By Ed Neumann, December 18, 2011
People all over the world commemorate the birth of Christ on Dec. 25, but that was not the original date chosen for this observance.
In fact, in the earliest centuries of our era, it had been placed on a variety of dates. One of the most common of these was Jan. 6, a popular day of pre-Christian festivities and a birth date of two Mediterranean-area gods.
Jan. 6 also marked the water-to-wine miracle at the Nile, and later, per the Catholic Encyclopedia, it was designated for Christ’s baptism and his own wine miracle at Cana.
Most ancient celebrations this time of year, however, were observed at or around the solstice. Recall that solstice means stationary sun, the shortest day of the year when the solar orb rises at its southernmost point and does a stutter-step, as though experiencing a moment of doubt, before resurrecting anew — moving noticeably northward again by Dec. 25.
Many also looked at this date as the rebirth of the sun, which is what led Church Father Cyprian to exclaim, “O how wonderfully acted Providence that on the day the sun was born, Christ should be born!”
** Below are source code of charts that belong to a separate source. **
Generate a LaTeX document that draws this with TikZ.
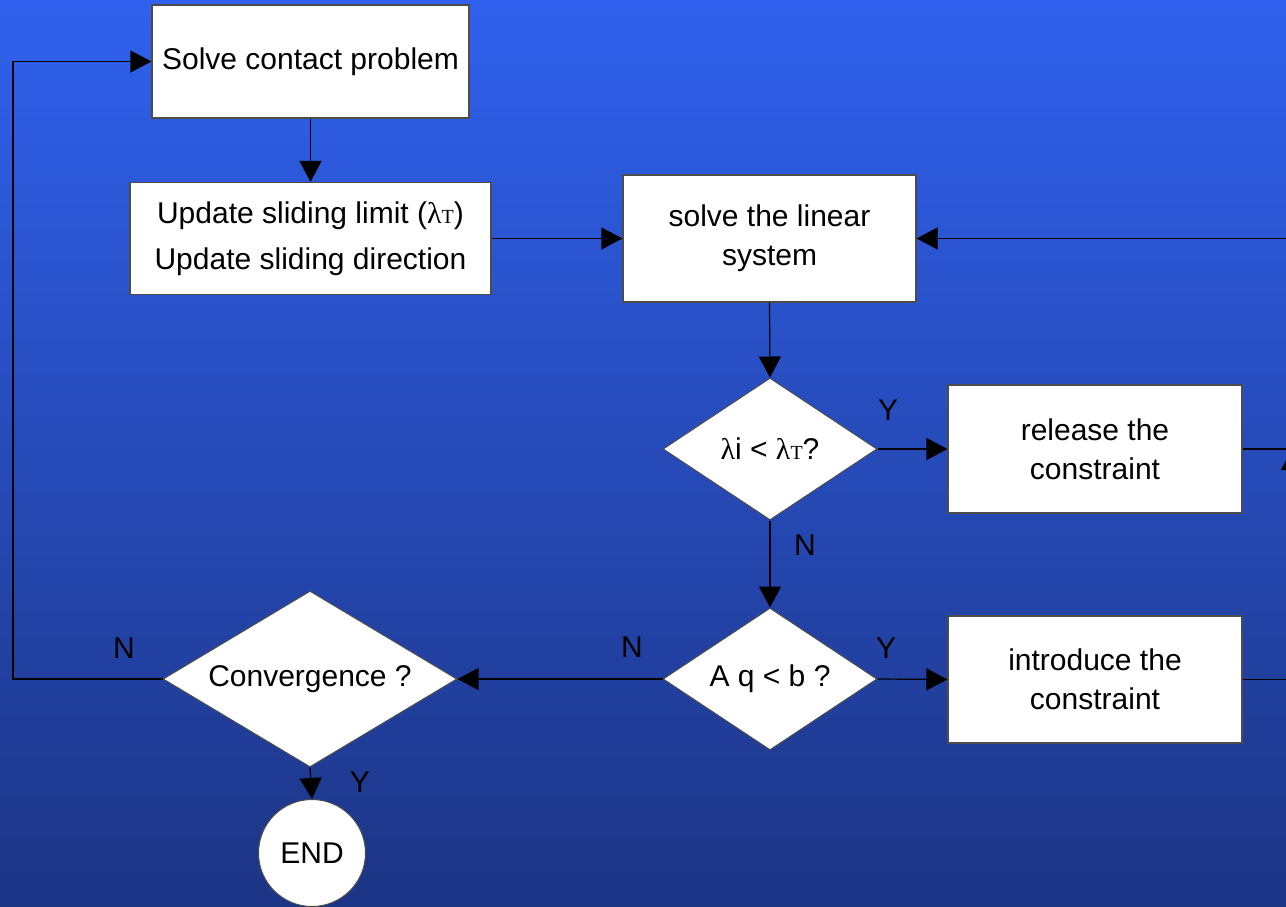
\documentclass[tikz,border=0pt]{standalone}
\usepackage{fontspec}
\setmainfont{Liberation Sans}
\newfontfamily\lamfont{Liberation Serif}
\usetikzlibrary{shapes.geometric,arrows.meta}
\newcommand{\lamT}{{\lamfont λ{\fontsize{20}{20}\selectfont T}}}
\newcommand{\lam}{{\lamfont λ}}
\definecolor{bgtop}{RGB}{48,97,238}
\definecolor{bgbot}{RGB}{28,52,132}
\begin{document}
\begin{tikzpicture}[x=1pt,y=-1pt,
  every node/.style={font=\fontsize{30}{39}\selectfont, text=black},
  procbox/.style={draw=black!70, line width=1.2pt, fill=white, rectangle, inner sep=0pt, align=center},
  decision/.style={draw=black!70, line width=1pt, fill=white, diamond, inner sep=0pt},
  conn/.style={line width=1.2pt, draw=black},
  arr/.style={conn, -{Triangle[length=21pt,width=22pt]}},
  lbl/.style={inner sep=0pt}]
\path[use as bounding box] (0,0) rectangle (1286,907);
\clip (0,0) rectangle (1286,907);
\shade[top color=bgtop, bottom color=bgbot] (0,0) rectangle (1286,907);

\node[procbox, minimum width=317pt, minimum height=113pt] (solve) at (310.5,61.5) {\raisebox{-3pt}{Solve contact problem}};
\node[procbox, minimum width=361pt, minimum height=112pt, font=\fontsize{30}{46}\selectfont] (update) at (310.5,238.5) {\raisebox{-3pt}{Update sliding limit ({\lamT})}\\\raisebox{-3pt}{Update sliding direction}};
\node[procbox, minimum width=293pt, minimum height=127pt] (linear) at (769.5,238.5) {solve the linear\\system};
\node[decision, minimum width=214pt, minimum height=142pt, aspect=1.5] (d1) at (770,449) {\lam i < \lamT?};
\node[procbox, minimum width=294pt, minimum height=128pt] (release) at (1095,449) {release the\\constraint};
\node[decision, minimum width=214pt, minimum height=142pt, aspect=1.5] (d2) at (770,679) {A q < b ?};
\node[procbox, minimum width=294pt, minimum height=127pt] (intro) at (1095,679.5) {introduce the\\constraint};
\node[decision, minimum width=294pt, minimum height=176pt, aspect=1.67] (conv) at (310,679) {Convergence ?};
\node[circle, draw=black!70, line width=1pt, fill=white, minimum size=107pt, inner sep=0pt] (end) at (312,853) {END};

\coordinate (rc) at (1292,449);
\coordinate (lc) at (13,679);

\draw[arr] (solve.south) -- (update.north);
\draw[arr] (update.east) -- (linear.west);
\draw[arr] (linear.south) -- (d1.north);
\draw[arr] (d1.east) -- (release.west);
\draw[arr] (d1.south) -- (d2.north);
\draw[arr] (d2.east) -- (intro.west);
\draw[arr] (d2.west) -- (conv.east);
\draw[arr] (conv.south) -- (end.north);
\draw[arr] (release.east) -- (rc) |- (linear.east);
\draw[arr] (intro.east) -| (rc);
\draw[arr] (conv.west) -- (lc) |- (solve.west);

\node[lbl] (y1) at (888,410) {Y};
\node[lbl] (n1) at (805,545) {N};
\node[lbl] (y2) at (886,648) {Y};
\node[lbl] (n2) at (632,647) {N};
\node[lbl] (n3) at (124,648) {N};
\node[lbl] (y3) at (360,782) {Y};
\end{tikzpicture}
\end{document}
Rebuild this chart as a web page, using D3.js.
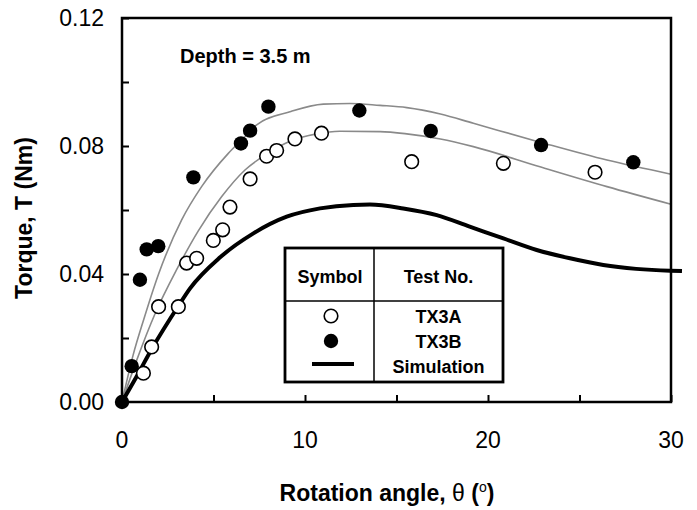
<!DOCTYPE html>
<html>
<head>
<meta charset="utf-8">
<script src="https://cdn.jsdelivr.net/npm/d3@7"></script>
<style>
  body { margin: 0; background: #fff; }
  svg { font-family: "Liberation Sans", Arial, sans-serif; }
</style>
</head>
<body>
<svg id="graph" width="697" height="510"></svg>
<script>
// Data: rotation angle (deg) vs torque (Nm)

var xTicks = [0, 10, 20, 30], xMinor = [5, 15, 25];
var yTicks = [0, 0.04, 0.08, 0.12], yMinor = [0.02, 0.06, 0.10];

var tx3a = [[1.17,0.009],[1.62,0.0172],[2.0,0.0298],[3.08,0.0298],[3.53,0.0434],[4.08,0.0449],[4.99,0.0505],
            [5.5,0.0538],[5.9,0.0609],[7.0,0.0697],[7.9,0.0768],[8.45,0.0786],[9.45,0.0822],[10.9,0.084],
            [15.83,0.0751],[20.84,0.0746],[25.85,0.0718]];

var tx3b = [[0,0],[0.53,0.0112],[0.98,0.0382],[1.35,0.0477],[1.98,0.0487],[3.9,0.0702],[6.5,0.0808],
            [7.0,0.0848],[8.0,0.0923],[12.97,0.0911],[16.87,0.0847],[22.9,0.0803],[27.94,0.0749]];

var fitA = [[0,0],[0.8,0.013],[1.8,0.0275],[3.0,0.0415],[4.17,0.0535],[5.45,0.0642],[6.72,0.0725],[7.9,0.0775],
            [9.18,0.0815],[10.64,0.0838],[11.9,0.0846],[14.1,0.0845],[15.56,0.0838],[17.4,0.0822],[19.2,0.0798],
            [22.84,0.0735],[26.5,0.0673],[30,0.0618]];

var fitB = [[0,0],[0.6,0.0145],[1.2,0.026],[2.0,0.040],[3.26,0.0569],[4.35,0.0673],[5.81,0.0777],[6.72,0.0829],
            [7.36,0.0866],[9.18,0.0907],[11,0.0931],[12.46,0.0933],[14.1,0.0927],[15.56,0.092],[17.4,0.09],
            [19.2,0.0871],[22.84,0.0812],[26.5,0.0756],[30,0.0712]];

var simulation = [[0,0],[0.8,0.008],[1.65,0.0168],[3.08,0.030],[3.72,0.0355],[5.36,0.0452],[7.18,0.0527],[9.0,0.0579],
                  [10.82,0.0605],[12.64,0.0616],[13.55,0.0617],[15.37,0.0605],[17.2,0.0584],[19.0,0.0548],
                  [20.84,0.0511],[22.66,0.0475],[24.48,0.0449],[26.3,0.0428],[28.1,0.0416],[29.95,0.041],[30.6,0.0409]];

var legendRows = ['TX3A', 'TX3B', 'Simulation'];

/*************************************************/

var svg = d3.select('#graph');
var xScale = d3.scaleLinear().domain([0, 30]).range([122, 671]);
var yScale = d3.scaleLinear().domain([0, 0.12]).range([402, 18]);
var lineGen = d3.line().x(function(d){ return xScale(d[0]) }).y(function(d){ return yScale(d[1]) }).curve(d3.curveMonotoneX);

// fitted curves and simulation
svg.append('path').attr('d', lineGen(fitA)).style('fill', 'none').style('stroke', '#8a8a8a').style('stroke-width', 1.6);
svg.append('path').attr('d', lineGen(fitB)).style('fill', 'none').style('stroke', '#8a8a8a').style('stroke-width', 1.6);
svg.append('path').attr('d', lineGen(simulation)).style('fill', 'none').style('stroke', '#000').style('stroke-width', 4);

// frame and axes
svg.append('rect').attr('x', xScale(0)).attr('y', yScale(0.12)).attr('width', xScale(30) - xScale(0)).attr('height', yScale(0) - yScale(0.12))
   .style('fill', 'none').style('stroke', '#000').style('stroke-width', 2.5);

var xAxis = svg.append('g').attr('transform', 'translate(0,' + yScale(0) + ')')
   .call(d3.axisTop(xScale).tickValues(xTicks.concat(xMinor)).tickSize(7).tickFormat(''));
var yAxis = svg.append('g').attr('transform', 'translate(' + xScale(0) + ',0)')
   .call(d3.axisRight(yScale).tickValues(yTicks.concat(yMinor)).tickSize(7).tickFormat(''));
svg.selectAll('.domain').remove();
svg.selectAll('.tick line').style('stroke', '#000').style('stroke-width', 2);

svg.selectAll('.xlab').data(xTicks).enter().append('text')
   .attr('x', function(d){ return xScale(d) }).attr('y', 448).attr('text-anchor', 'middle')
   .style('font-size', '23px').text(function(d){ return d3.format('d')(d) });
svg.selectAll('.ylab').data(yTicks).enter().append('text')
   .attr('x', 104).attr('y', function(d){ return yScale(d) + 8 }).attr('text-anchor', 'end')
   .style('font-size', '23px').text(function(d){ return d3.format('.2f')(d) });

// axis titles
var xt = svg.append('text').attr('x', 387).attr('y', 501).attr('text-anchor', 'middle')
   .style('font-size', '23px').style('font-weight', 'bold');
xt.append('tspan').text('Rotation angle, ');
xt.append('tspan').style('font-weight', 'normal').text('θ');
xt.append('tspan').text(' (');
xt.append('tspan').attr('dy', -9).style('font-size', '14px').style('font-weight', 'normal').text('o');
xt.append('tspan').attr('dy', 9).text(')');

svg.append('text').attr('transform', 'translate(32,218) rotate(-90)').attr('text-anchor', 'middle')
   .style('font-size', '23px').style('font-weight', 'bold').text('Torque, T (Nm)');

svg.append('text').attr('x', 180).attr('y', 63).style('font-size', '20px').style('font-weight', 'bold').text('Depth = 3.5 m');

// data points
svg.selectAll('.ptb').data(tx3b).enter().append('circle')
   .attr('cx', function(d){ return xScale(d[0]) }).attr('cy', function(d){ return yScale(d[1]) })
   .attr('r', 7.2).style('fill', '#000');
svg.selectAll('.pta').data(tx3a).enter().append('circle')
   .attr('cx', function(d){ return xScale(d[0]) }).attr('cy', function(d){ return yScale(d[1]) })
   .attr('r', 6.8).style('fill', '#fff').style('stroke', '#000').style('stroke-width', 1.6);

// legend table
var lg = svg.append('g');
lg.append('rect').attr('x', 285).attr('y', 248).attr('width', 218).attr('height', 134)
  .style('fill', '#fff').style('stroke', '#000').style('stroke-width', 2.8);
lg.append('line').attr('x1', 374).attr('x2', 374).attr('y1', 248).attr('y2', 382).style('stroke', '#000').style('stroke-width', 1.5);
lg.append('line').attr('x1', 285).attr('x2', 503).attr('y1', 301).attr('y2', 301).style('stroke', '#000').style('stroke-width', 1.5);
lg.append('text').attr('x', 330).attr('y', 283).attr('text-anchor', 'middle').style('font-size', '18px').style('font-weight', 'bold').text('Symbol');
lg.append('text').attr('x', 438.5).attr('y', 283).attr('text-anchor', 'middle').style('font-size', '18px').style('font-weight', 'bold').text('Test No.');
lg.selectAll('.row').data(legendRows).enter().append('text')
  .attr('x', 438.5).attr('y', function(d, i){ return 323 + i * 25 }).attr('text-anchor', 'middle')
  .style('font-size', '18px').style('font-weight', 'bold').text(function(d){ return d });
lg.append('circle').attr('cx', 331).attr('cy', 316).attr('r', 6.8).style('fill', '#fff').style('stroke', '#000').style('stroke-width', 1.6);
lg.append('circle').attr('cx', 331).attr('cy', 341).attr('r', 7.2).style('fill', '#000');
lg.append('line').attr('x1', 312).attr('x2', 354).attr('y1', 364).attr('y2', 364).style('stroke', '#000').style('stroke-width', 4);
</script>
</body>
</html>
Many pre-Christian midwinter festivals were characterized not only by debauchery and excess, but with gift-giving and goodwill. On the evening of Dec. 24 in Alexandria, devotees sang while descending into a shrine.
At dawn on the 25th, they emerged, bearing an effigy of Aeon, often identified with Horus, the infant sun. Circling the shrine seven times, they called out the festal chant, “The Virgin has brought forth! The light waxes!”
Because Dec. 25 was thought to be the birthday of many gods and heroes — including Apollo, Attis, Baal, Dionysus, Helios, Hercules, Horus, Ishtar, Jesus, Mithra, Osiris, Perseus, Serapis and Theseus — the Roman emperor Aurelian decided to blend all the Nativity celebrations into a single festival, called “The Birthday of the Unconquered Sun.”
Mithra, identified early on as Sol Invictus, was said to have 12 followers who were represented by the 12 signs of the zodiac. A hierarchy of bishops, priests and deacons baptized initiates, ate a eucharistic meal and even enacted a resurrection scene. According to the Catholic Encyclopedia, “The well-known solar feast of Natalis Invicti, observed on Dec. 25, has a strong claim of responsibility for our date of Christ’s Nativity.”
Once Christianity was established as the empire’s new official religion, Pope Julius I in the year 354 assimilated Christ’s Mass with the festival of Mithras (Sol) in order to “facilitate the more complete Christianization of the empire.”
Because we know that new religions often came about as reworkings of older myths in circulation at the time, is it possible that borrowed elements of nascent Christianity also constituted heliolatry, or sun worship? Apparently, in the early centuries of our era, many believed just that.
Early Coptic Christians actually equated Jesus with the prototype Osiris, a sun god who, after being sealed in his tomb, resurrected on the third day.
The third century Manichean Christians were known heliolaters and referred to Christ as “the Sun of this world.” There even exists a late third century mosaic of Christo Sole, “Christ the Sun,” beneath St. Peter’s Basilica in Rome.
And about the year 200, Church Father Tertullian admitted that “from the earliest days, enlightened men
who had examined Christianity pronounced it to be merely a sect of Mithraism … You say we worship the sun, so do you!”
Although many celebrate the birth of Jesus on Dec. 25, we should not lose sight of the fact that the original reason for the holiday season had always been the triumphal rebirth of the sun, after which the days grow longer, promising the renewal of life to come.